I suppose, though honestly the story of the first nine games of the '96 season was more about near-misses and a team not quite putting it together as opposed to this season's October Story of a stunning degree of non-competitiveness. That team also wasn't nearly as deficient offensively as this one. Still, this team does have the advantages of a very good defense and postseason experience. Those elements give them at least a glimmer of hope.

James from Socorro, NM

The 2008 Jaguars entered the season with high expectations, thanks to a trip to the playoffs the previous year where they beat the Pittsburgh Steelers and lost to the New England Patriots. They drafted a defensive lineman out of Florida. However, a rash of injuries along the offensive line lead to a 5-11 season. Sounds eerily familiar.


Nathan from St. Augustine, FL

I know it's not the only reason the running game is in failure, but do you think the Jags should have kept Marcedes Lewis on the roster? He was one of the best in run blocking and had more production as a receiver than any tight end on the team this season.

Two areas in particular look like misses for the Jaguars this past offseason. One was not signing another "every-down" back following the release of running back Chris Ivory in the offseason. That left the Jaguars shockingly thin when Fournette's hamstring became an issue. Another was releasing Lewis; while the 13-year veteran is no longer in his prime, his absence left the Jaguars without anything close to a versatile receiving/blocking option when Austin Seferian-Jenkins was injured. For a that wanted its identity to be as a dominant, run-first team, those were curious moves.

Red from Jacksonville

Hi John, when can we start discussing the 2019 NFL Draft?

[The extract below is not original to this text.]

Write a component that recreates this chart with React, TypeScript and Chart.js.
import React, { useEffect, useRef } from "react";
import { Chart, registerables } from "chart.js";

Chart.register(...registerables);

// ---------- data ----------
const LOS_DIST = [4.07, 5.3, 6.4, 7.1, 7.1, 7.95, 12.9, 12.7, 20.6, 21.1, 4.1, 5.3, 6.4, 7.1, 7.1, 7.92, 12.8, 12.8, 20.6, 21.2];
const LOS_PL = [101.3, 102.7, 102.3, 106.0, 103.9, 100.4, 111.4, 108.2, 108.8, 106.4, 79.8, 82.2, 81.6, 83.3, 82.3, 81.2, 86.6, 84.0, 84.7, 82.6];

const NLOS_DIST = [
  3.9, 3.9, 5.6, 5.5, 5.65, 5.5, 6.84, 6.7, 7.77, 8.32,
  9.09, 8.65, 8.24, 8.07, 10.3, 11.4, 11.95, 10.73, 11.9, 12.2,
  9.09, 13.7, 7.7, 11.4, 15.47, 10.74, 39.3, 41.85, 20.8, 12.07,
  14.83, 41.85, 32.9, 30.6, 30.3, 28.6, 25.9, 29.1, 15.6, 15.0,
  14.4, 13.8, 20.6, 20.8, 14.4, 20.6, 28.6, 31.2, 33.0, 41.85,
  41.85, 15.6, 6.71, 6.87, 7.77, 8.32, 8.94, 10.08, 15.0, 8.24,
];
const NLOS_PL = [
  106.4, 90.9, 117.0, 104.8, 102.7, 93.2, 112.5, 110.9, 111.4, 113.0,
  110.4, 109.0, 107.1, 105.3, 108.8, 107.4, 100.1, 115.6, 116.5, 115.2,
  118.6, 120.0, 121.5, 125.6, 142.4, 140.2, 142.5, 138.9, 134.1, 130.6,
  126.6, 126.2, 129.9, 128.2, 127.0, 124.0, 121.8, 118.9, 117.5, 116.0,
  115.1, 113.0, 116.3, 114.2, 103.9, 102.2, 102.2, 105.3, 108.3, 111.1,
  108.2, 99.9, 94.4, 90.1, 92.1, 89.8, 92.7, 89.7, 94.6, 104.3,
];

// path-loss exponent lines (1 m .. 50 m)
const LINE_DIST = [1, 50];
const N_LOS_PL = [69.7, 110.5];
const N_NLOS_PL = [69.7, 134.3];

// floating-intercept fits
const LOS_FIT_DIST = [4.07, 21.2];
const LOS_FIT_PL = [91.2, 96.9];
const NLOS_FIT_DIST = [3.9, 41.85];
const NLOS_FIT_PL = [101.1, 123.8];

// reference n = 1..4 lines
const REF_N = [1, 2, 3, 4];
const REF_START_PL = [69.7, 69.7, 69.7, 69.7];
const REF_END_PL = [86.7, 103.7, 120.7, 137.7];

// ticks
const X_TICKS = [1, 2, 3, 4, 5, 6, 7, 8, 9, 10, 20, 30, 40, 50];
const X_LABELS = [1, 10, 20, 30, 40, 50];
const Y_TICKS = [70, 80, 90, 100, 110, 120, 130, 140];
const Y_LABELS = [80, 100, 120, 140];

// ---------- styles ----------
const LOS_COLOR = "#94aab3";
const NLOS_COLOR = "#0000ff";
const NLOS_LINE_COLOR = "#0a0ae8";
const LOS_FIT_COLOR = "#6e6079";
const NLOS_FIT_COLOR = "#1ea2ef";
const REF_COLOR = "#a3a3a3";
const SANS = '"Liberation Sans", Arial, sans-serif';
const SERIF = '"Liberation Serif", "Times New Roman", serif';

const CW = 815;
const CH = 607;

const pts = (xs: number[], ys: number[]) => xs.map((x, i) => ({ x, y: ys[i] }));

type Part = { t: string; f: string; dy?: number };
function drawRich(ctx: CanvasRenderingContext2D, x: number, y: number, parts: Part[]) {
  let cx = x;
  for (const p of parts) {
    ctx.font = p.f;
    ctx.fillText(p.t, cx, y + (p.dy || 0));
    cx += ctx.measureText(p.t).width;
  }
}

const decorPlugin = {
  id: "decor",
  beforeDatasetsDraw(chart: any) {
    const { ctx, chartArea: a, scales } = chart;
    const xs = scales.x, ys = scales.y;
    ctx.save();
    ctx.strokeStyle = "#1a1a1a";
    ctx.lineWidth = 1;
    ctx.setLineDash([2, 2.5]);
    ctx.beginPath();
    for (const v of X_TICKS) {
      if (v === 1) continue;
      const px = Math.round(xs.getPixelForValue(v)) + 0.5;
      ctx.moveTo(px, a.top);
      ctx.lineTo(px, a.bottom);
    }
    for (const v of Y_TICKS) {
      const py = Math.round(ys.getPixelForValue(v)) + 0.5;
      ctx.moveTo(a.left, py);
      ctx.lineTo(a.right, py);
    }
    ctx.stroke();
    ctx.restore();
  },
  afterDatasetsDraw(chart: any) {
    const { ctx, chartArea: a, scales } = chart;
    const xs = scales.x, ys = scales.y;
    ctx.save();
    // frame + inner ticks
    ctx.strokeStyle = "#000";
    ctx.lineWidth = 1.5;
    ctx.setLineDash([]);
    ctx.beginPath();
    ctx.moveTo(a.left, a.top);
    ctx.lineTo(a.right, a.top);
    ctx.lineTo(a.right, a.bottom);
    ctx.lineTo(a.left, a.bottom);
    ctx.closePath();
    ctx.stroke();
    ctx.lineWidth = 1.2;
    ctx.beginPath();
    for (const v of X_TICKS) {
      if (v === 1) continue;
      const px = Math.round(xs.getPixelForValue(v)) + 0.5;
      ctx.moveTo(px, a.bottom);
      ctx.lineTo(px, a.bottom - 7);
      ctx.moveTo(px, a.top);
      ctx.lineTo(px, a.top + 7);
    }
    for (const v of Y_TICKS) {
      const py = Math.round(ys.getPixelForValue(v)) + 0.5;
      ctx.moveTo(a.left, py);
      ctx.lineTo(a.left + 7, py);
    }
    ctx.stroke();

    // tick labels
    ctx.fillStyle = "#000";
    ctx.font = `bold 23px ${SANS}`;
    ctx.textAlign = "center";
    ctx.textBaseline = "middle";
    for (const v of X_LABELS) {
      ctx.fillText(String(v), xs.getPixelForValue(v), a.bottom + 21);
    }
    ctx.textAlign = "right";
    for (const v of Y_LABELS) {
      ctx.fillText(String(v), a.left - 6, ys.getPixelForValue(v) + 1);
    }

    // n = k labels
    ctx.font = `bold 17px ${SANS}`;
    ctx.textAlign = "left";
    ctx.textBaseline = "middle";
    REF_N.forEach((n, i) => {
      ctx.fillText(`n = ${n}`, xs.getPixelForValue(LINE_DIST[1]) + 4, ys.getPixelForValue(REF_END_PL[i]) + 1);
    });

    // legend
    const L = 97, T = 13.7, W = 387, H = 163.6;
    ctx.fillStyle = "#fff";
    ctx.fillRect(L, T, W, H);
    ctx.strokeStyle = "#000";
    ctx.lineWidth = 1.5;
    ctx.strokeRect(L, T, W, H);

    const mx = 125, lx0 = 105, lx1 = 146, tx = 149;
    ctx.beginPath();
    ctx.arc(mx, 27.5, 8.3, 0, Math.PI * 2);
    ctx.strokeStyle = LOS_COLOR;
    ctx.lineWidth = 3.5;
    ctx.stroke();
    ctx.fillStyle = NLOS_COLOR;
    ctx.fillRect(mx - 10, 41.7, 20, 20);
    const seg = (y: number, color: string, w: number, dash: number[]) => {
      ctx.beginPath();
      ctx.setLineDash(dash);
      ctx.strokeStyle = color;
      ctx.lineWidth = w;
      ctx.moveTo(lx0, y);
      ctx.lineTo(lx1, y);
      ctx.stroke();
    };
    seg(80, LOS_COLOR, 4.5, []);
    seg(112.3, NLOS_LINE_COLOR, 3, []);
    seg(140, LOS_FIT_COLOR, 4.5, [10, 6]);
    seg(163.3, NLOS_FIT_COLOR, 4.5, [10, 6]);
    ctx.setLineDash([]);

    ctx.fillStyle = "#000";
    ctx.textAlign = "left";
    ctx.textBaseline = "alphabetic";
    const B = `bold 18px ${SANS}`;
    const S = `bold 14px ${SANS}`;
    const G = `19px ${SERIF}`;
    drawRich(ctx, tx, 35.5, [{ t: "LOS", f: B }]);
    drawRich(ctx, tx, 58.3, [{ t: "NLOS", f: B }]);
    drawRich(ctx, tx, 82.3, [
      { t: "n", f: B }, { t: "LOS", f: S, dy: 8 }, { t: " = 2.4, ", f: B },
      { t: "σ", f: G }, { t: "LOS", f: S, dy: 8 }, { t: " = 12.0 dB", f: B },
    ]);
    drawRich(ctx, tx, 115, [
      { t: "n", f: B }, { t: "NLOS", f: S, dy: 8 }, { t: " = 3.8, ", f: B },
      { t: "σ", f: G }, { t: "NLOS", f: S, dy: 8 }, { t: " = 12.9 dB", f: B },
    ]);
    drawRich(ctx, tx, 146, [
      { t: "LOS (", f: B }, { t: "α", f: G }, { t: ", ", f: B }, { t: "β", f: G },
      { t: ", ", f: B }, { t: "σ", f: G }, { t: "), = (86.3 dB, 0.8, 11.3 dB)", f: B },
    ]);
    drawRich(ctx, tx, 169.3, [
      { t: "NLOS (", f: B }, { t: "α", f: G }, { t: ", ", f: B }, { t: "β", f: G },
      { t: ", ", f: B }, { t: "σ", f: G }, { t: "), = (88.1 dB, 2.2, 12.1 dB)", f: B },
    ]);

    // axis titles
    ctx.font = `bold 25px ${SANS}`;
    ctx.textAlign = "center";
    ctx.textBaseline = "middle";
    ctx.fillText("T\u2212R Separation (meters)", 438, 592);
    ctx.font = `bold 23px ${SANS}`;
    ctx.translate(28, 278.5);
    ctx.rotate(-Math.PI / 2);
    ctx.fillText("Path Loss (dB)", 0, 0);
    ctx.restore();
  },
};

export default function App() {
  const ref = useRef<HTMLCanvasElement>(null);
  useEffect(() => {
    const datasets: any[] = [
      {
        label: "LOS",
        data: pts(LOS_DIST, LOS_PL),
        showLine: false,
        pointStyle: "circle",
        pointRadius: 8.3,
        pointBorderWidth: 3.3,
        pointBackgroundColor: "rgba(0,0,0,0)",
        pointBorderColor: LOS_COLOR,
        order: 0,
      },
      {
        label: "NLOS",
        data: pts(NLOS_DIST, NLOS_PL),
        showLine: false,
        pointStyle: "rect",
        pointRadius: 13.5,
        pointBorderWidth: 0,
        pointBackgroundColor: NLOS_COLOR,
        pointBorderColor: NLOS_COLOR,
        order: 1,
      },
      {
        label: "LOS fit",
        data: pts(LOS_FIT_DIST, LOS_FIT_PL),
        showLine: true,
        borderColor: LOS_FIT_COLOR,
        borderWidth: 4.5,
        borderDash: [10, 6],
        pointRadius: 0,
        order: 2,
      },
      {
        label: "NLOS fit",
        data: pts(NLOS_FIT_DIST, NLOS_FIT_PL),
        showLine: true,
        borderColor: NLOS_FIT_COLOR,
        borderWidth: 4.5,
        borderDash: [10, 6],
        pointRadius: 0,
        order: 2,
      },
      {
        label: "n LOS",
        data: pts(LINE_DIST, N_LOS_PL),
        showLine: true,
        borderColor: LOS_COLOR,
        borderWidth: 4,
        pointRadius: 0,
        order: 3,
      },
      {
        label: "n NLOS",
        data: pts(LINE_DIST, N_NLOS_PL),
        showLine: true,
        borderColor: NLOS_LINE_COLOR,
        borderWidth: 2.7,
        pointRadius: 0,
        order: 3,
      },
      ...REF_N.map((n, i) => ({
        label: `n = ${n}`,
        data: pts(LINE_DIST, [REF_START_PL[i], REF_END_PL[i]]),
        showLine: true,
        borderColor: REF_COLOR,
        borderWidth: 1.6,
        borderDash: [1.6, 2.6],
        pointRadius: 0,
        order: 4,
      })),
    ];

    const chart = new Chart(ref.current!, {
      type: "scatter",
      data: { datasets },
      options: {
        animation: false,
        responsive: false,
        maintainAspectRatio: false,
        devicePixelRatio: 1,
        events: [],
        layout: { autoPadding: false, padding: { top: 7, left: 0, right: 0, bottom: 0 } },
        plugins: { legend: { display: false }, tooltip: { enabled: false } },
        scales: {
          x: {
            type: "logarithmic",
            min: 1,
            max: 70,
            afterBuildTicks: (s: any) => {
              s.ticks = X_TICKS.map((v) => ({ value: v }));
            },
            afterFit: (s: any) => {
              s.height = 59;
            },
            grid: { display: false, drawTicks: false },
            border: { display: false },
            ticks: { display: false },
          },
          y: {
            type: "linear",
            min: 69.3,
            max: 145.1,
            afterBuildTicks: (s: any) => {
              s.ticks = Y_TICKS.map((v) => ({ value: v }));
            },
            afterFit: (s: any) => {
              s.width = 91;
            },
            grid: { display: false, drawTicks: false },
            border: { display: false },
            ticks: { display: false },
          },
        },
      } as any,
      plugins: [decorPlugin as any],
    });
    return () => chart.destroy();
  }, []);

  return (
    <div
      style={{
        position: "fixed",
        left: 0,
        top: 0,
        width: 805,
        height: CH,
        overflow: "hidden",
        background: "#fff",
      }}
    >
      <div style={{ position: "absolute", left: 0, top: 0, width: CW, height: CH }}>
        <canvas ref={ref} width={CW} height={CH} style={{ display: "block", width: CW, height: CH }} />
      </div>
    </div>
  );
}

Discuss it when you want. I typically don't jump heavy into the draft until January around the time of the Senior Bowl.

Mason from Palm Bay, FL

Do you believe quarterback will be addressed in the offseason if we miss the playoffs? If yes, do you believe the current decision makers should be the ones evaluating quarterbacks/making a decision?

Yes. Yes.

Wade from the Westside

So, is next season a rebuild of sorts with the expected departure of some big-salaried players and some much-needed improvement on the offensive side of the ball?

There will be change, and some familiar defensive names will be gone. The offense obviously will be addressed.

Nick from Phoenix, AZ

The Landry Jones signing …. the Steelers are one of the toughest teams we play for the rest of the season. Could we – finally - be pulling a Know-Your-Competitor move?? The great teams usually do. I always wish that we could get into the legal-but-sneaky game. Hire a man that knows all of their plays? Watch for their signs? Make hard-count and 12-men-bring-the-team advantage – like the best do? I hope this is more intel than a sub-par third stringer... thoughts, O?

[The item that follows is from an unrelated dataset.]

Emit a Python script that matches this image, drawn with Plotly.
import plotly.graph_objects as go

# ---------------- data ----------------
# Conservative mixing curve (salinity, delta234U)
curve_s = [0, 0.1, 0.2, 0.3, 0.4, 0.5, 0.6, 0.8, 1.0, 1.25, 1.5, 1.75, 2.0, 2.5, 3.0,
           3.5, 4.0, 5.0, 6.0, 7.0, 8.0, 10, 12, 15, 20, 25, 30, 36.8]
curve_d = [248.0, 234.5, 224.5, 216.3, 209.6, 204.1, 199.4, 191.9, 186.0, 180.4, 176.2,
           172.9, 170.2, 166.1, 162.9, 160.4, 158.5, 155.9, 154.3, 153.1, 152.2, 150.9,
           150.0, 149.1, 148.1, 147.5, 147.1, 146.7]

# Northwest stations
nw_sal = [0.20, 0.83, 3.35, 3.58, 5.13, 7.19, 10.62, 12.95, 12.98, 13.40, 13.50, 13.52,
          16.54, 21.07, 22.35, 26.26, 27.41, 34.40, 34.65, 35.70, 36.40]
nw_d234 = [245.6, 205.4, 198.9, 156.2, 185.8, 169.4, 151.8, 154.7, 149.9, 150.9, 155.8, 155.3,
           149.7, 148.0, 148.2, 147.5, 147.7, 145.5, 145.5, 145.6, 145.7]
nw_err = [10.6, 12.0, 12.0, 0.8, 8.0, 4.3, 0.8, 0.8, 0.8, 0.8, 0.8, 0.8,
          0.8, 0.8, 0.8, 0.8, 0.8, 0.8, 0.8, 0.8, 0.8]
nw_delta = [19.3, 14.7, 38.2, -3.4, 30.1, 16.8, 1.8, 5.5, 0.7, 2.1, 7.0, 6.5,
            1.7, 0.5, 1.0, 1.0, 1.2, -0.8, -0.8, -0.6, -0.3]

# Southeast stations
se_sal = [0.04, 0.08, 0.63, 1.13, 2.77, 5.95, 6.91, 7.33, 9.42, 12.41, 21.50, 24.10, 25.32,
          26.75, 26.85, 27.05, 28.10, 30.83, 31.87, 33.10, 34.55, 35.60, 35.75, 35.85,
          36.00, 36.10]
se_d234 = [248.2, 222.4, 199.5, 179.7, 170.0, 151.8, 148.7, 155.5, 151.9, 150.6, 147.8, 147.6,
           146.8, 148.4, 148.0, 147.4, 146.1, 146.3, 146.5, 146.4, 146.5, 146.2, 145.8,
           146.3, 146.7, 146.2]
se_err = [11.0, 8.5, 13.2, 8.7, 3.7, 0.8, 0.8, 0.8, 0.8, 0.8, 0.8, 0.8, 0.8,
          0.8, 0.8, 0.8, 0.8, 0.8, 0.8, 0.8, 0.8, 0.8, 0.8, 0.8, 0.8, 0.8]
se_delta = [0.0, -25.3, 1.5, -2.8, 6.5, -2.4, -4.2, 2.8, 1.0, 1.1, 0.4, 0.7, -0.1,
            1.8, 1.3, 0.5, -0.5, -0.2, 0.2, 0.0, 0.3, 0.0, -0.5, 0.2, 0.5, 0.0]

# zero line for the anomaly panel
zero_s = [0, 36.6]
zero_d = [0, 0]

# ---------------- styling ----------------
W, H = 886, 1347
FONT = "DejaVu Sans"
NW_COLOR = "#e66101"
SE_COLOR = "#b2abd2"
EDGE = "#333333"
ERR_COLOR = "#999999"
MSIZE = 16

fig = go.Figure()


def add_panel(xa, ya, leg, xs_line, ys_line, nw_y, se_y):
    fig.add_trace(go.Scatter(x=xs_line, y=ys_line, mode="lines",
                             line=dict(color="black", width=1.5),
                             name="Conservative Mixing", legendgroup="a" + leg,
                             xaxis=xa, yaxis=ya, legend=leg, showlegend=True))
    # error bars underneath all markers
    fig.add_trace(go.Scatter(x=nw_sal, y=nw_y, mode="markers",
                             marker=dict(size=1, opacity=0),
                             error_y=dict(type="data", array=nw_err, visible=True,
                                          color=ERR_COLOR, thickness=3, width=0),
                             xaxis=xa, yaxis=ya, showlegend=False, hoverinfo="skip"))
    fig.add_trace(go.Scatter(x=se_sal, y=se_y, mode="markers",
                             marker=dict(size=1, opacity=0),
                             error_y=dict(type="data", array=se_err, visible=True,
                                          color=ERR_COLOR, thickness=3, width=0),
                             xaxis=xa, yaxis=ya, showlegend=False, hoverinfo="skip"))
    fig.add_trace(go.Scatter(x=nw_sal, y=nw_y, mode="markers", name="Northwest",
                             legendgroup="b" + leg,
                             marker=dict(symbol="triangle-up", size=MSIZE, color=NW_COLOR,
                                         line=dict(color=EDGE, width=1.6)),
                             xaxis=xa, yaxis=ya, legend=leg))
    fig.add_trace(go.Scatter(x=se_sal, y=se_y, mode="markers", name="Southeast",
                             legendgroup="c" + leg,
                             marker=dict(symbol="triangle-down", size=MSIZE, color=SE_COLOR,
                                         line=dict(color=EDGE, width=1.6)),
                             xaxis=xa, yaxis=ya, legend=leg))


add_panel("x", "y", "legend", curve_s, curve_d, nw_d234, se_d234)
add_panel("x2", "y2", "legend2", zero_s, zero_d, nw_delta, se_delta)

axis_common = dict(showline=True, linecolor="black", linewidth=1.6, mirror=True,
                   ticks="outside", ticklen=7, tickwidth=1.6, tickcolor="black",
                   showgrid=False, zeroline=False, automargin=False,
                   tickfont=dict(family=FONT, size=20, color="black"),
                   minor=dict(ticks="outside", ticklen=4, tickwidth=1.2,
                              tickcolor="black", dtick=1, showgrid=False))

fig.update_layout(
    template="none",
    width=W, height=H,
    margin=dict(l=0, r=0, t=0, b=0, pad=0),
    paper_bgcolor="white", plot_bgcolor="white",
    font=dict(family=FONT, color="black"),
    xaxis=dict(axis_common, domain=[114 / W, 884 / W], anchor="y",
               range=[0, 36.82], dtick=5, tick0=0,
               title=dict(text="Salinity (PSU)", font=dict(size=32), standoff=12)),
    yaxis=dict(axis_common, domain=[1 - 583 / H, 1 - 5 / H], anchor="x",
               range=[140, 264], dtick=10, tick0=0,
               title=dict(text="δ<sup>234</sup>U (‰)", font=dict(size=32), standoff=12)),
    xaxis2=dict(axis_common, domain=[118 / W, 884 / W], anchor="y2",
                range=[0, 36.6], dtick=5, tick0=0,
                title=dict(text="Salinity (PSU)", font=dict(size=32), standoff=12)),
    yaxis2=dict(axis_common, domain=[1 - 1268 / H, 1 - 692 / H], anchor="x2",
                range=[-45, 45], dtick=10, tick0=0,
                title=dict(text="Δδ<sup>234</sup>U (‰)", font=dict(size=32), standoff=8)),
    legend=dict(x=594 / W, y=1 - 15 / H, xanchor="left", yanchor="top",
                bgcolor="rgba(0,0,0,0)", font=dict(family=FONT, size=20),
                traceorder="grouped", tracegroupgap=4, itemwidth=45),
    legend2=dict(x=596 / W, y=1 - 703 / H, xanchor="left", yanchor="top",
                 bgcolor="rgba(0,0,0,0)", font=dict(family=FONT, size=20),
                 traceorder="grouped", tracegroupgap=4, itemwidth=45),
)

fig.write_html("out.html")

While I don't want to dampen your giddiness, the know-your-competitor move is more of thing that commentators like to discuss than it is a competitive reality. The Jaguars signed Jones to be the backup in the event of an injury to Bortles. Will coaches ask him about the Steelers? If he's on the roster next week, sure. Will it be a big deal in the game? Meh.

Mark from High springs, FL

Marrone is sounding like he doesn't want to be here anymore. I've heard coaches go negative as a means for motivation, but his press conference Monday was simply apathetic. I'm getting the impression he may leave before he's asked to go. Is there any gas left in the tank, or are we already beginning another rebuild?

Don't overthink it. Jaguars Head Coach Doug Marrone is rarely giddy in press conferences. He was perhaps a bit less giddy than usual Monday, but remember: The man had just spent the better part of a week on a deep dig into what is ailing a team failing by a wide margin to fulfill expectations. You wouldn't be cartwheeling down Bay Street, either.